Wired magazine reports that 80 percent of Microsoft employees with a portable music player have an iPod. Apple's iPod is definitely inside the tornado (half of the 10 million iPods sold to date were sold in the last quarter of 2004) and if this story is true Apple is well on its way to becoming a music industry gorilla. Buy stock. Now.
Google on the other hand appears to be no more than a market king*. If you own stock sell. Now. If the Lilliputians of the US Justice Department and European Commission weren't still swarming furiously over Microsoft Google's position would be even more tenuous.
The music industry appears to have left its future firmly in Apple's hands. This is probably a good thing for music consumers. Steve Jobs certainly seems savvy enough to understand the long tail phenomenon, and Apple will likely have enough clout in a couple of years to start pushing the floor on single song prices** down quite a bit.

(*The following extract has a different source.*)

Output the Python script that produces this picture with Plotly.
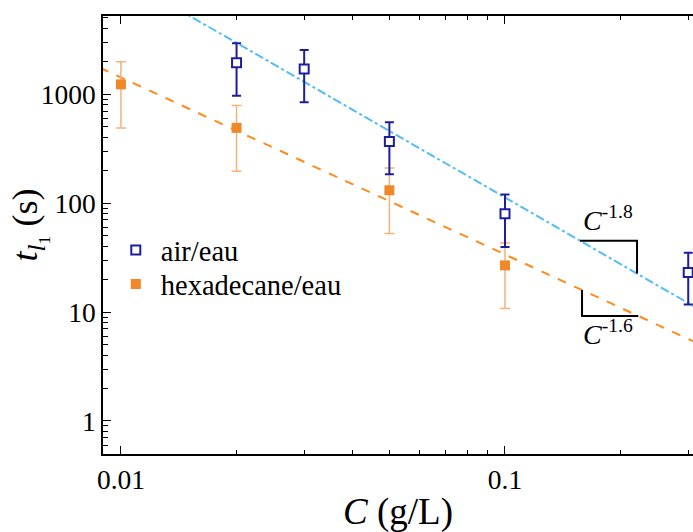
import numpy as np
import plotly.graph_objects as go

# ---- data ----
conc_air = [0.02, 0.03, 0.05, 0.1, 0.3]
t_air = [1940, 1700, 367, 80, 23]
t_air_hi = [2925, 2535, 553, 120, 35]
t_air_lo = [965, 844, 184, 39.5, 11.7]

conc_hex = [0.01, 0.02, 0.05, 0.1]
t_hex = [1228, 490, 131, 26.8]
t_hex_hi = [1982, 787, 210, 43]
t_hex_lo = [490, 196, 52.5, 10.8]

# power-law guide lines  t = A * C**p
fit_x = [0.008, 0.35]
fit_air_A, fit_air_p = 1.05, -2.03
fit_hex_A, fit_hex_p = 0.8, -1.625

# slope triangles (x extents)
tri_air_x = [0.1568, 0.2207]
tri_hex_x = [0.1587, 0.2224]

x_tickvals = [0.01, 0.1]
x_ticktext = ["0.01", "0.1"]
y_tickvals = [1, 10, 100, 1000]
y_ticktext = ["1", "10", "100", "1000"]

FONT = "Liberation Serif"
NAVY = "#1e1e9c"
ORANGE = "#f0882a"
ORANGE_ERR = "#f5b27a"
LINE_ORANGE = "#ff8a1c"
LINE_BLUE = "#52bdf5"


def power(A, p, xs):
    xs = np.asarray(xs, dtype=float)
    return A * xs ** p


fig = go.Figure()

# guide lines
fig.add_trace(go.Scatter(x=fit_x, y=power(fit_air_A, fit_air_p, fit_x), mode="lines",
                         line=dict(color=LINE_BLUE, width=2, dash="dashdot"),
                         showlegend=False, hoverinfo="skip"))
fig.add_trace(go.Scatter(x=fit_x, y=power(fit_hex_A, fit_hex_p, fit_x), mode="lines",
                         line=dict(color=LINE_ORANGE, width=2, dash="dash"),
                         showlegend=False, hoverinfo="skip"))

# slope triangles
ya = power(fit_air_A, fit_air_p, tri_air_x)
fig.add_trace(go.Scatter(x=[tri_air_x[0], tri_air_x[1], tri_air_x[1]],
                         y=[ya[0], ya[0], ya[1]], mode="lines",
                         line=dict(color="black", width=2), showlegend=False, hoverinfo="skip"))
yh = power(fit_hex_A, fit_hex_p, tri_hex_x)
fig.add_trace(go.Scatter(x=[tri_hex_x[0], tri_hex_x[0], tri_hex_x[1]],
                         y=[yh[0], yh[1], yh[1]], mode="lines",
                         line=dict(color="black", width=2), showlegend=False, hoverinfo="skip"))

# data
fig.add_trace(go.Scatter(
    x=conc_hex, y=t_hex, mode="markers", name="hexadecane/eau", legend="legend2",
    marker=dict(symbol="square", size=10, color=ORANGE, line=dict(width=0)),
    error_y=dict(type="data", symmetric=False,
                 array=[h - v for h, v in zip(t_hex_hi, t_hex)],
                 arrayminus=[v - l for v, l in zip(t_hex, t_hex_lo)],
                 color=ORANGE_ERR, thickness=1.5, width=5)))
fig.add_trace(go.Scatter(
    x=conc_air, y=t_air, mode="markers", name="air/eau", legend="legend",
    marker=dict(symbol="square", size=9, color="white", line=dict(width=2, color=NAVY)),
    error_y=dict(type="data", symmetric=False,
                 array=[h - v for h, v in zip(t_air_hi, t_air)],
                 arrayminus=[v - l for v, l in zip(t_air, t_air_lo)],
                 color=NAVY, thickness=2, width=4.5)))

# slope labels
fig.add_annotation(x=np.log10(0.158), y=np.log10(48), xref="x", yref="y",
                   text="<i>C</i><sup>-1.8</sup>", showarrow=False,
                   xanchor="left", yanchor="bottom",
                   font=dict(family=FONT, size=28, color="black"))
fig.add_annotation(x=np.log10(0.158), y=np.log10(9.9), xref="x", yref="y",
                   text="<i>C</i><sup>-1.6</sup>", showarrow=False,
                   xanchor="left", yanchor="top",
                   font=dict(family=FONT, size=28, color="black"))

# axis titles as annotations
fig.add_annotation(x=0.5, y=-0.1324, xref="paper", yref="paper",
                   text="<i>C</i> (g/L)", showarrow=False,
                   xanchor="center", yanchor="middle",
                   font=dict(family=FONT, size=37, color="black"))
fig.add_annotation(x=-0.125, y=0.5224, xref="paper", yref="paper",
                   text="<i>t</i><sub><i>l</i><sub>1</sub></sub> (s)", showarrow=False,
                   textangle=-90, xanchor="center", yanchor="middle",
                   font=dict(family=FONT, size=36, color="black"))

axis_common = dict(type="log", showgrid=False, zeroline=False,
                   showline=True, linecolor="black", linewidth=1.5,
                   ticks="inside", ticklen=8, tickwidth=1.2, tickcolor="black",
                   tickfont=dict(family=FONT, size=27.5, color="black"))

fig.update_xaxes(**axis_common, range=[np.log10(0.00898), np.log10(0.3087)],
                 tickmode="array", tickvals=x_tickvals, ticktext=x_ticktext,
                 mirror="ticks",
                 minor=dict(ticks="inside", ticklen=4, tickwidth=1.2, tickcolor="black",
                            dtick="D1", showgrid=False))
fig.update_yaxes(**axis_common, range=[-0.303, 3.717],
                 tickmode="array", tickvals=y_tickvals, ticktext=y_ticktext,
                 minor=dict(ticks="inside", ticklen=5, tickwidth=1.2, tickcolor="black",
                            dtick="D1", showgrid=False))

legend_common = dict(xanchor="left", yanchor="top", bgcolor="rgba(0,0,0,0)",
                     font=dict(family=FONT, size=28.5, color="black"),
                     itemwidth=40)

fig.update_layout(
    width=693, height=532,
    margin=dict(l=103, r=0, t=16, b=78),
    plot_bgcolor="white", paper_bgcolor="white",
    font=dict(family=FONT, color="black"),
    legend=dict(x=0.0132, y=0.5228, **legend_common),
    legend2=dict(x=0.0132, y=0.4452, **legend_common),
)

fig.write_html("out.html", config={"displayModeBar": False},
               post_script="document.body.style.margin='0';")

* Geoffrey Moore's book The_Gorilla_Game defined technology market kings as market leading companies with at least 2x the market share of their nearest competitor and with advantages of economies of scale, favorable distribution terms, enhanced access to customers and partners, and favorable customer relations. Kings lack the architectural control and high switching costs which protect the market share of technology gorillas. You can read a summary of the book here.
** Record companies and copyright holders still collect between 65 and 75 cents per song for music sold online--which leaves little flexibility for Apple, Rhapsody, Napster, Walmart and other digital music services to cut their prices below 90-99 cents per song.